DIRECTIONS >> Skip the pictures, please, and write out exactly the lines from the opening of the data through the line containing "var sizes = [3100, 4000, 5000, 6000, 7000, 8000, 9000];".

MATERIAL >>
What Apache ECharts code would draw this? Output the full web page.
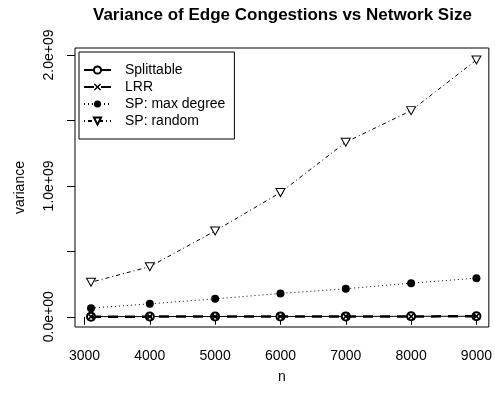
<!DOCTYPE html>
<html>
<head>
<meta charset="utf-8">
<script src="https://cdn.jsdelivr.net/npm/echarts@6/dist/echarts.min.js"></script>
<style>
  html, body { margin: 0; padding: 0; background: #fff; }
  #variance_chart { width: 495px; height: 395px; }
</style>
</head>
<body>
<div id="variance_chart"></div>
<script>
// network sizes (x)
var sizes = [3100, 4000, 5000, 6000, 7000, 8000, 9000];

// variance per method (y)
var splittable = [1.2e6, 1.6e6, 2.1e6, 2.7e6, 3.0e6, 3.6e6, 4.1e6];
var lrr = [0.9e6, 1.3e6, 1.7e6, 2.2e6, 2.6e6, 3.1e6, 3.3e6];
var spMaxDegree = [0.066e9, 0.099e9, 0.137e9, 0.178e9, 0.214e9, 0.257e9, 0.295e9];
var spRandom = [0.264e9, 0.383e9, 0.656e9, 0.949e9, 1.334e9, 1.575e9, 1.962e9];

// axis ticks and labels
var xTicks = [3000, 4000, 5000, 6000, 7000, 8000, 9000];
var yTicks = [0, 0.5e9, 1e9, 1.5e9, 2e9];
var yLabelValues = [0, 1e9, 2e9];
var yLabels = ['0.0e+00', '1.0e+09', '2.0e+09'];

var FONT = '"Liberation Sans", Arial, Helvetica, sans-serif';

function pairs(ys) {
	return sizes.map(function (x, i) { return [x, ys[i]]; });
}

function drawChart() {
	var chart = echarts.init(document.getElementById('variance_chart'), null, {renderer: 'canvas'});

	var xShape = 'path://M0,1.4 L1.4,0 L5,3.6 L8.6,0 L10,1.4 L6.4,5 L10,8.6 L8.6,10 L5,6.4 L1.4,10 L0,8.6 L3.6,5 Z';
	var triDown = 'path://M0,0 L10,0 L5,8.66 Z';

	var option = {
		animation: false,
		backgroundColor: '#fff',
		textStyle: { fontFamily: FONT, color: '#000' },
		title: {
			text: 'Variance of Edge Congestions vs Network Size',
			left: 93,
			top: 7,
			padding: 0,
			textStyle: { fontFamily: FONT, fontSize: 17, fontWeight: 'bold', color: '#000' }
		},
		legend: {
			orient: 'vertical',
			left: 79,
			top: 52,
			padding: [11, 9, 11, 4],
			itemWidth: 27,
			itemHeight: 9,
			itemGap: 3,
			borderColor: '#000',
			borderWidth: 1,
			backgroundColor: '#fff',
			textStyle: { fontFamily: FONT, fontSize: 14, color: '#000', padding: [0, 0, 0, 9] },
			data: ['Splittable', 'LRR', 'SP: max degree', 'SP: random']
		},
		grid: {
			show: true,
			left: 75,
			right: 4,
			top: 48,
			bottom: 68,
			borderColor: '#000',
			borderWidth: 1,
			backgroundColor: 'transparent'
		},
		xAxis: {
			type: 'value',
			min: 2855,
			max: 9190,
			name: 'n',
			nameLocation: 'middle',
			nameGap: 43,
			nameTextStyle: { fontFamily: FONT, fontSize: 14, color: '#000' },
			axisLine: { show: false },
			splitLine: { show: false },
			axisTick: {
				show: true,
				inside: false,
				length: 8,
				customValues: xTicks,
				lineStyle: { color: '#000', width: 1 }
			},
			axisLabel: {
				customValues: xTicks,
				margin: 22,
				fontFamily: FONT,
				fontSize: 14,
				color: '#000',
				formatter: function (v) { return String(v); }
			}
		},
		yAxis: {
			type: 'value',
			min: -0.078e9,
			max: 2.0535e9,
			name: 'variance',
			nameLocation: 'middle',
			nameGap: 48,
			nameTextStyle: { fontFamily: FONT, fontSize: 14, color: '#000' },
			axisLine: { show: false },
			splitLine: { show: false },
			axisTick: {
				show: true,
				inside: false,
				length: 8,
				customValues: yTicks,
				lineStyle: { color: '#000', width: 1 }
			},
			axisLabel: {
				customValues: yLabelValues,
				rotate: 90,
				margin: 19,
				fontFamily: FONT,
				fontSize: 14,
				color: '#000',
				formatter: function (v) {
					var i = yLabelValues.indexOf(v);
					return i >= 0 ? yLabels[i] : '';
				}
			}
		},
		series: [
			{
				name: 'Splittable',
				type: 'line',
				data: pairs(splittable),
				symbol: 'emptyCircle',
				symbolSize: 8,
				itemStyle: { color: '#000', borderWidth: 1 },
				lineStyle: { color: '#000', width: 1, type: 'solid' },
				z: 2
			},
			{
				name: 'LRR',
				type: 'line',
				data: pairs(lrr),
				symbol: xShape,
				symbolSize: 8,
				itemStyle: { color: '#000' },
				lineStyle: { color: '#000', width: 2.5, type: [10, 7] },
				z: 3
			},
			{
				name: 'SP: max degree',
				type: 'line',
				data: pairs(spMaxDegree),
				symbol: 'circle',
				symbolSize: 8,
				itemStyle: { color: '#000' },
				lineStyle: { color: '#000', width: 1, type: [1, 3] },
				z: 4
			},
			{
				name: 'SP: random',
				type: 'line',
				data: pairs(spRandom),
				symbol: triDown,
				symbolSize: [9, 8],
				itemStyle: { color: '#fff', borderColor: '#000', borderWidth: 1 },
				lineStyle: { color: '#000', width: 1, type: [1, 3, 4, 3] },
				z: 5
			}
		]
	};
	chart.setOption(option);
}

drawChart();
</script>
</body>
</html>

TASK ANSWER >>
What Apache ECharts code would draw this? Output the full web page.
<!DOCTYPE html>
<html>
<head>
<meta charset="utf-8">
<script src="https://cdn.jsdelivr.net/npm/echarts@6/dist/echarts.min.js"></script>
<style>
  html, body { margin: 0; padding: 0; background: #fff; }
  #variance_chart { width: 495px; height: 395px; }
</style>
</head>
<body>
<div id="variance_chart"></div>
<script>
// network sizes (x)
var sizes = [3100, 4000, 5000, 6000, 7000, 8000, 9000];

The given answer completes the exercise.